Now, I can track her overnight Facebook posts to derive a rough estimate of her crash time. She reliably sleeps until the crack of noon, and would sleep through even that were it not for a pesky G-pa and the opportunity to engage in something more alluring than sleep. Few alternatives qualify.

Otter Summer mornings are remarkably quiet times. I need never fear for a lack of alone time, time to write and contemplate, when The Otter’s here. She brings plenty of elbow room. I prefer bounded solitude to the more isolated variety, so I seem more productive when she’s around.

Raising her before her regulation ten hours of sleep takes an insistent temperament. If she smells even one ounce of wuss in me, she’ll pull a reversal and bury her head back under the pillow for another hour or three. There’s little I can offer as an enticement, it seems. I have to be cold-hearted or lose the tussle. It’s always a tussle.

Then comes the morning grump. She usually rejects the very concept of breakfast, opting for an overlong shower instead. She never seems hungry until the hot water tank’s drained. Then, perhaps, she’ll drag herself to the breakfast table somehow, often opting for pie or even chips and salsa rather than my admittedly pedestrian oatmeal. Not even the presence of fresh cherries mollifies her sullen attitude.
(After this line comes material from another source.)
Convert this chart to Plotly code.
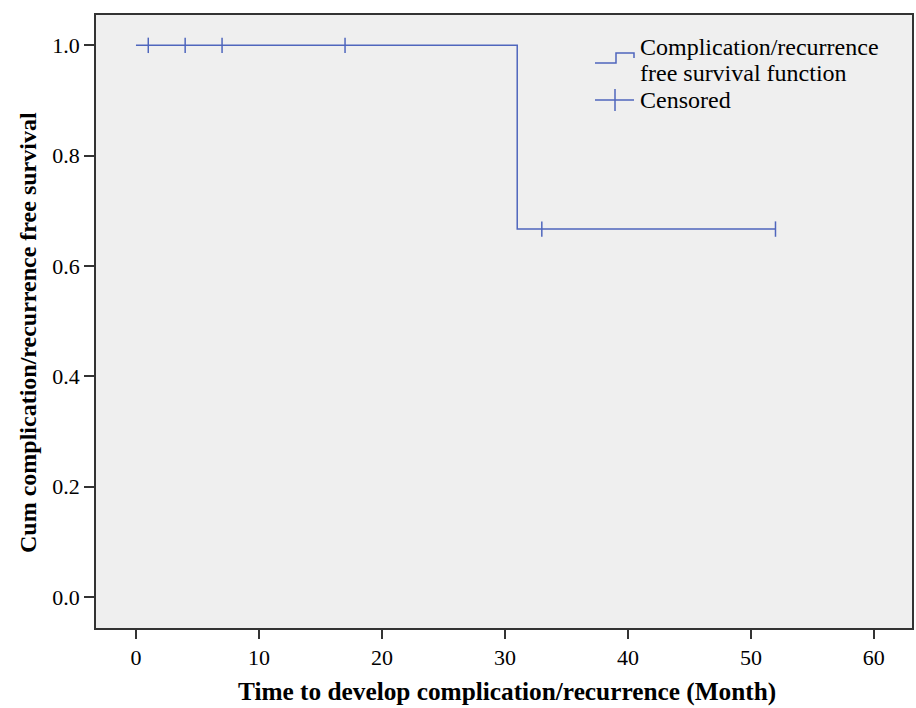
import plotly.graph_objects as go

# Data
step_time = [0, 31, 52]
step_surv = [1.0, 0.667, 0.667]
censor_time = [1, 4, 7, 17, 33, 52]
censor_surv = [1.0, 1.0, 1.0, 1.0, 0.667, 0.667]
x_ticks = [0, 10, 20, 30, 40, 50, 60]
y_ticks = [0.0, 0.2, 0.4, 0.6, 0.8, 1.0]

LINE = "#4f66bd"
W, H = 916, 708
L, R, T, B = 96, 4, 15, 80
PW, PH = W - L - R, H - T - B

def px(p):
    return (p - L) / PW

def py(q):
    return (H - B - q) / PH

fig = go.Figure()
fig.add_trace(go.Scatter(x=step_time, y=step_surv, mode="lines", line_shape="hv",
                         line=dict(color=LINE, width=1.5), showlegend=False))
fig.add_trace(go.Scatter(x=censor_time, y=censor_surv, mode="markers",
                         marker=dict(symbol="line-ns-open", size=11, color=LINE,
                                     line=dict(color=LINE, width=1.5)),
                         showlegend=False))

# Custom legend glyphs
shapes = [
    dict(type="path", xref="paper", yref="paper",
         path=f"M {px(595)} {py(63)} L {px(616)} {py(63)} L {px(616)} {py(53)} L {px(634)} {py(53)} L {px(634)} {py(58)}",
         line=dict(color=LINE, width=1.5)),
    dict(type="line", xref="paper", yref="paper", x0=px(595), x1=px(634), y0=py(100), y1=py(100),
         line=dict(color=LINE, width=1.5)),
    dict(type="line", xref="paper", yref="paper", x0=px(615), x1=px(615), y0=py(89), y1=py(111),
         line=dict(color=LINE, width=1.5)),
]
legend_font = dict(family="Liberation Serif", size=24, color="black")
annotations = [
    dict(text="Complication/recurrence", xref="paper", yref="paper",
         x=px(638), y=py(47), xanchor="left", yanchor="middle", showarrow=False, font=legend_font),
    dict(text="free survival function", xref="paper", yref="paper",
         x=px(638), y=py(73), xanchor="left", yanchor="middle", showarrow=False, font=legend_font),
    dict(text="Censored", xref="paper", yref="paper", x=px(638), y=py(100),
         xanchor="left", yanchor="middle", showarrow=False, font=legend_font),
    dict(text="<b>Time to develop complication/recurrence (Month)</b>", xref="paper", yref="paper",
         x=px(507), y=py(691), xanchor="center", yanchor="middle", showarrow=False,
         font=dict(family="Liberation Serif", size=25.3, color="black")),
    dict(text="<b>Cum complication/recurrence free survival</b>", xref="paper", yref="paper",
         x=px(28), y=py(333), xanchor="center", yanchor="middle", showarrow=False,
         textangle=-90, font=dict(family="Liberation Serif", size=24, color="black")),
]

fig.update_layout(
    width=W, height=H,
    margin=dict(l=L, r=R, t=T, b=B, autoexpand=False),
    paper_bgcolor="white", plot_bgcolor="#efefef",
    shapes=shapes, annotations=annotations,
    showlegend=False,
)
fig.update_xaxes(range=[-3.25, 63.1], tickvals=x_ticks, ticktext=[str(v) for v in x_ticks],
                 automargin=False,
                 showgrid=False, zeroline=False, showline=True, linecolor="#333", linewidth=1.5,
                 mirror=True, ticks="outside", ticklen=9, tickwidth=1.5, tickcolor="#333",
                 tickfont=dict(family="Liberation Serif", size=22, color="black"))
fig.update_yaxes(range=[-0.056, 1.055], tickvals=y_ticks, ticktext=[f"{v:.1f}" for v in y_ticks],
                 automargin=False,
                 showgrid=False, zeroline=False, showline=True, linecolor="#333", linewidth=1.5,
                 mirror=True, ticks="outside", ticklen=10, tickwidth=1.5, tickcolor="#333",
                 tickfont=dict(family="Liberation Serif", size=22, color="black"))

fig.write_html("out.html", config={"displayModeBar": False},
               post_script="document.body.style.margin='0';")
She seems regretful then, as if she’d spent her night in combat against her own side and won. Innocents seems to have been sacrificed in the struggle; perhaps innocence, too. She has no sense of humor until well into the afternoon, and even then she prefers word play over anything practical.She never appreciates being the butt of even the most hilarious joke. Never. I, unfortunately, am at my most playful around dawn.

I worry over her in these late mornings, when she seems unredeemable, unforgiven, beaten rather than refreshed. She’ll reliably gain energy through the day, peaking around supper time. Until then, before then, she seems to struggle with even ordinary gravity, and seems somehow destined to lose.

I reflect on how heartless the world has become, insisting upon perky drivers, or the appearance of perky driving, as a precondition for bestowing acceptance. Edgar Allan Poe would be screwed in today’s job market. No darker temperaments need apply. Yet I know this young one to be more than just a grumpy mourning person. She can light up a room, light up a life for anyone capable of stomaching the slow start-up. I do not even privately aspire for her to discover her inner Up With People persona. Should she ever find it, I’d try to help her ditch it somewhere.

Today, though, she roused by seven by the promise of helping me on my rounds feeding feral cats. The downpour outside, though, led her to opt out of this adventure. Her new dye job isn’t water stable yet, and the rain would leave crimson tracks down her shoulders. So she’s engaged, listening to some of my songs on my iPod, preparing to sing along. She claims to feel butterflies in her stomach, like this practice performance might qualify as the real thing. And it might.

There are no unrepresentative behaviors in this world, nor could there be. I could paint a picture-perfect portrait of The Grand Otter and produce nothing better than a two-dimensional cartoon cutout. This must be the real deal, mourning mornings and all, or none of it means anything at all.